Do you see what a richer world this is than static content stuck between two covers, bound to a publishing schedule based on batching large quantities of dead tree pulp for expensive, centralized print runs?

I worry that lack of these dynamics will be harmful to Chopra’s and Dexter’s book, and therefore to them. Even if I could afford the book, it would start out with a strike against it from my point of view: the authors are writing (apparently with approval) about free software, but don’t think highly, or perhaps broadly, enough of it to apply the same principles to their own work. So why should a reader take them seriously?

That’s not a rhetorical question. I know why *I* should take them seriously: because they come recommended by Biella, whose judgment I trust. (There’s an endorsing authority unconnected to distribution, by the way.) But for other readers, whose principle knowledge of the work is its own summary, the license terms should set off an alarm."

Dave Berry:

"Karl, your arguments seem to lack a political economy. Computers to read all these digital texts are expensive, as are the networks to support them, electricity to run them, schools to train the readers and so on. Books are cheap, are simple to use and don’t need continual upgrades and mainainence. If I were keen to help spread literacy in the South, I think part of the strategy could be to buy up lots of second-hand books and create vast new libraries scattered around these countries.
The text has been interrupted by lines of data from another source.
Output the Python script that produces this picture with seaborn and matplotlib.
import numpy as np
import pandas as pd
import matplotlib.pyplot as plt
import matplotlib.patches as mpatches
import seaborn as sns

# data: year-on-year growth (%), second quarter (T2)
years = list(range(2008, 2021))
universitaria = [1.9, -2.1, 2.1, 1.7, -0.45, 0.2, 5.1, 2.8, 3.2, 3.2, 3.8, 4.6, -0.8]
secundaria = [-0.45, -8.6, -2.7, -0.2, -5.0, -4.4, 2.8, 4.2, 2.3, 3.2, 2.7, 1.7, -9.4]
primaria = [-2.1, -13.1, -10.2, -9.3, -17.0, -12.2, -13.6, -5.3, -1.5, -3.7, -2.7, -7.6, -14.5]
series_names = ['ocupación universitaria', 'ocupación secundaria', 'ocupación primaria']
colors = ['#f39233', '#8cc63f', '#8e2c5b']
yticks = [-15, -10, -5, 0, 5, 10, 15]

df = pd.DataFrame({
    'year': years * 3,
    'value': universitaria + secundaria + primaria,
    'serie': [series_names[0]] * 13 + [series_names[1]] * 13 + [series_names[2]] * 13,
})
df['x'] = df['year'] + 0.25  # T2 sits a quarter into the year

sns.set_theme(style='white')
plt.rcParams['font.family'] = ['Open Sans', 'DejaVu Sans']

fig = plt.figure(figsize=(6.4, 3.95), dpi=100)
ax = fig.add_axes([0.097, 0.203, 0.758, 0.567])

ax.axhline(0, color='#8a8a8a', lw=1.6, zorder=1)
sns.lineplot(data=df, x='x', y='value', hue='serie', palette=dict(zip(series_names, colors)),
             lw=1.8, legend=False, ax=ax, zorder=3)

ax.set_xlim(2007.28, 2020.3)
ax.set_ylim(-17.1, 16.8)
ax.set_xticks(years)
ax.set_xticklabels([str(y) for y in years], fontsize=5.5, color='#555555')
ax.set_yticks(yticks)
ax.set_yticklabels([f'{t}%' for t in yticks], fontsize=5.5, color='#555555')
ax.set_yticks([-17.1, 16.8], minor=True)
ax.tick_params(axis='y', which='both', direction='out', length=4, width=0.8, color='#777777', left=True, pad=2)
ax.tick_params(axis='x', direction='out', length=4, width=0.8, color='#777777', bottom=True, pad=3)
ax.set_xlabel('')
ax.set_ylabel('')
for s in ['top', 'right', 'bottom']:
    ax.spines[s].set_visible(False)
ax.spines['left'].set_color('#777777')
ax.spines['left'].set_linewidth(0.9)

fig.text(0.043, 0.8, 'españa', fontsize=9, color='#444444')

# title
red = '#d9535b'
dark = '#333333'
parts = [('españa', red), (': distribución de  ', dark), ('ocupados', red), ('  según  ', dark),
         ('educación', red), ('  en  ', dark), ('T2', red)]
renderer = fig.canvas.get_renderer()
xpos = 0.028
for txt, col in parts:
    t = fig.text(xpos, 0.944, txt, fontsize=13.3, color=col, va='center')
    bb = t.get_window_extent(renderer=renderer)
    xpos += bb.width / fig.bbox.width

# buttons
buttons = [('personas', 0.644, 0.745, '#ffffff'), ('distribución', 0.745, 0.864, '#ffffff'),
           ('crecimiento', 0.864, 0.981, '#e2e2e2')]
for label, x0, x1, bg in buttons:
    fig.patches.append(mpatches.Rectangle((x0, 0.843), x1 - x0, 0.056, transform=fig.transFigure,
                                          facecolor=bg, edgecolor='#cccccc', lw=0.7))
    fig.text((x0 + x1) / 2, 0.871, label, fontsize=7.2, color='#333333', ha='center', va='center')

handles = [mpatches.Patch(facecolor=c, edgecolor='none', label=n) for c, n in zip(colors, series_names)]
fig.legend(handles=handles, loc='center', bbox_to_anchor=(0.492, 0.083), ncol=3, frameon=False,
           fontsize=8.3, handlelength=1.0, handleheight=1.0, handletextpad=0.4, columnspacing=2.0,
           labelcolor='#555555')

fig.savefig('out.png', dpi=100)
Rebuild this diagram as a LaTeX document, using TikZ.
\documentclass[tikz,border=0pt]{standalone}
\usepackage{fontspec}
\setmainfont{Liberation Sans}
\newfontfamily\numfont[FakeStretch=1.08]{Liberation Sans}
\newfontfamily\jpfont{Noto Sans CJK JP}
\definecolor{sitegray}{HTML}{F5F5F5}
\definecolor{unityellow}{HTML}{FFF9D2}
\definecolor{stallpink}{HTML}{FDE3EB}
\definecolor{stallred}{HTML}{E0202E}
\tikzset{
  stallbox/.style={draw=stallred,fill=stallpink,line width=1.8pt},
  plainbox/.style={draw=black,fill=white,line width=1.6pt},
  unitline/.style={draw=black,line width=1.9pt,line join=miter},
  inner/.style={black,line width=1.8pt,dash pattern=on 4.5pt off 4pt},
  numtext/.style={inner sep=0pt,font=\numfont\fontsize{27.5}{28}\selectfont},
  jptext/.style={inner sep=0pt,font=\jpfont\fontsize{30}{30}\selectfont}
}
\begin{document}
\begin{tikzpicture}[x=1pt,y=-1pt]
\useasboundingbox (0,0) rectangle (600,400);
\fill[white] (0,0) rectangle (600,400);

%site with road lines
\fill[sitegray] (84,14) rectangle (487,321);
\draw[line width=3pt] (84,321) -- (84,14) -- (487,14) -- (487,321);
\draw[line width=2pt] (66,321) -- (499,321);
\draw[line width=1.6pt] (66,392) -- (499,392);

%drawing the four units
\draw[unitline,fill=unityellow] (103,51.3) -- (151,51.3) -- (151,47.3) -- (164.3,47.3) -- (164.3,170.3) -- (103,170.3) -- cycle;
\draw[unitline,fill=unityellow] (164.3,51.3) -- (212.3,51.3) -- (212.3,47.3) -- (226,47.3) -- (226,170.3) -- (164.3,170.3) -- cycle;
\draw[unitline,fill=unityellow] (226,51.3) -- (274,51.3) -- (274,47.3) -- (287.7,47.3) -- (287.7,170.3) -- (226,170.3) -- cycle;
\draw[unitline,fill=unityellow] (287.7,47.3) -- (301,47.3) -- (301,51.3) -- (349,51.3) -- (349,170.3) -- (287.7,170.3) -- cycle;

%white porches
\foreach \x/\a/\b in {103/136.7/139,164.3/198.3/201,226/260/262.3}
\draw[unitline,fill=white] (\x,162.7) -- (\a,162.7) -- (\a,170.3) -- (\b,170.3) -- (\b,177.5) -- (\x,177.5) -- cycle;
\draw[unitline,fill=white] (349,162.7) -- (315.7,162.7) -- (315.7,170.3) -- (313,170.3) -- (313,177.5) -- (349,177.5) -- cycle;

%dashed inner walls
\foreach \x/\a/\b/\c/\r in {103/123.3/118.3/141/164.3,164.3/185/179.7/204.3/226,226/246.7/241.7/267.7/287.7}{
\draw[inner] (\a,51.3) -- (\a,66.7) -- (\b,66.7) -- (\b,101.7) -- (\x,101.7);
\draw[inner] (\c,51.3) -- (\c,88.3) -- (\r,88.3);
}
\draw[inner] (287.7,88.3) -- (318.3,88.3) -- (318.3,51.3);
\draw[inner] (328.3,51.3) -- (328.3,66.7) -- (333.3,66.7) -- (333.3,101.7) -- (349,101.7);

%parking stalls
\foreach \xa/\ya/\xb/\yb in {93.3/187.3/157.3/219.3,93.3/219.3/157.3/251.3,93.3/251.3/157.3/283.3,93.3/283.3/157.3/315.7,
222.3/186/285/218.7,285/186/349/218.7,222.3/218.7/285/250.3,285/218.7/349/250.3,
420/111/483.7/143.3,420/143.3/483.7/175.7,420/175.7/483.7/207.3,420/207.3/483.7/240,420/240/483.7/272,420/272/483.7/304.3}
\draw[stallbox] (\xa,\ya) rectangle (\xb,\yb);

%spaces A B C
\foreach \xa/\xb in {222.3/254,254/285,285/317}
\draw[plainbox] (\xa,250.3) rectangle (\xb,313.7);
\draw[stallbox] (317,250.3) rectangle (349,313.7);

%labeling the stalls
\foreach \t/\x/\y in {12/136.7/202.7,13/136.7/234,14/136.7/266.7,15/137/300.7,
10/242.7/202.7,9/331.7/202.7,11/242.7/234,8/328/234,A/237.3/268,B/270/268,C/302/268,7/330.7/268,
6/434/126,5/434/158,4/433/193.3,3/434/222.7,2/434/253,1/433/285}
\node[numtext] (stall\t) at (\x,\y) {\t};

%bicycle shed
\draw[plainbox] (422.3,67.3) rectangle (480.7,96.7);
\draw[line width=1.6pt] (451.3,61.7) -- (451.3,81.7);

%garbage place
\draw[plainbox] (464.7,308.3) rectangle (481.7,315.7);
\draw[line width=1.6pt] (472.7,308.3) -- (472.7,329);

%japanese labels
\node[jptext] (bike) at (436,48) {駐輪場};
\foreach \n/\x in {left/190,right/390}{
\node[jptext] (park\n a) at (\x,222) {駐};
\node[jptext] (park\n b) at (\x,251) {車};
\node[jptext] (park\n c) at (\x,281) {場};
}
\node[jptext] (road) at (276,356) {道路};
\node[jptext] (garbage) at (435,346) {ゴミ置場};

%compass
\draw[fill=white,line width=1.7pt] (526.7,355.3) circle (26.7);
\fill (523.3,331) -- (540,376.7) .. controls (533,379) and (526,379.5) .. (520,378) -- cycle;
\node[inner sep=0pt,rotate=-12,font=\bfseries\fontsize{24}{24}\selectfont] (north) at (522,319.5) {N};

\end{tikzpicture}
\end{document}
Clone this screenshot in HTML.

In fact, I think that would be a good idea in the North too.

I do not think that we should be using books just because they are ‘free’. I think much more important is the value of the ideas and arguments contained within them. I also see nothing wrong with ’static’ content. In fact I am rather glad that, say, my copy of Marx’s Capital or Plato’s Republic are not morphing whilst I teach a class, and more that the ideas they contain remain historically anchored and the more interesting for it."

Karl Fogel:

"If being in book form adds value, then charge for that form. There’s nothing inherently un-economic about printing books whose content is freely available. I mean, my publisher is doing it. Nowhere was I arguing against books as physical objects, and if having content in that physical form is valuable, then there will be a market for that.

If you want to teach a course on the text Marx wrote, use that text. The way you speak of it, it’s like the text is a single physical object, such that if someone changes it, then it must be changed for all the readers. But it’s not like that! If I change *my* copy of Marx, your copy is unaffected. Of course any group reading situation needs to address issues of which versions of a text they’re going to use (Bible study groups have been addressing this for years).

If you want stable content, by all means, have stable content. But why should your need for stable content interfere with someone else’s freedom to change their copy of something? If you don’t want to read that copy, then don’t read it! It’s not an either-or proposition. Dynamic content is a *superset* of static content, not its opposite.

I do not understand how you can have ‘libre’ freedom without ‘free as in beer’ freedom. While the latter does not necessarily imply the former, the former always implies the latter. If everyone can share X freely with others, than the cost will always be driven down to zero (hence X will have both freedoms); if people cannot so share, then X is, by definition, not “libre” free.

Zero-cost doesn’t mean that nobody anywhere is charging for something, it just means there’s no monopoly on setting the price of a non-rivalrous good (and therefore the price will be driven to zero, for those willing to access it in the forums in which it is available at zero cost). The Linux Distros are a bogus example: they weren’t charging for the content, they were charging for the convenience of a certain physical medium with the content nicely packaged on it — exactly as I’m proposing can happen with books."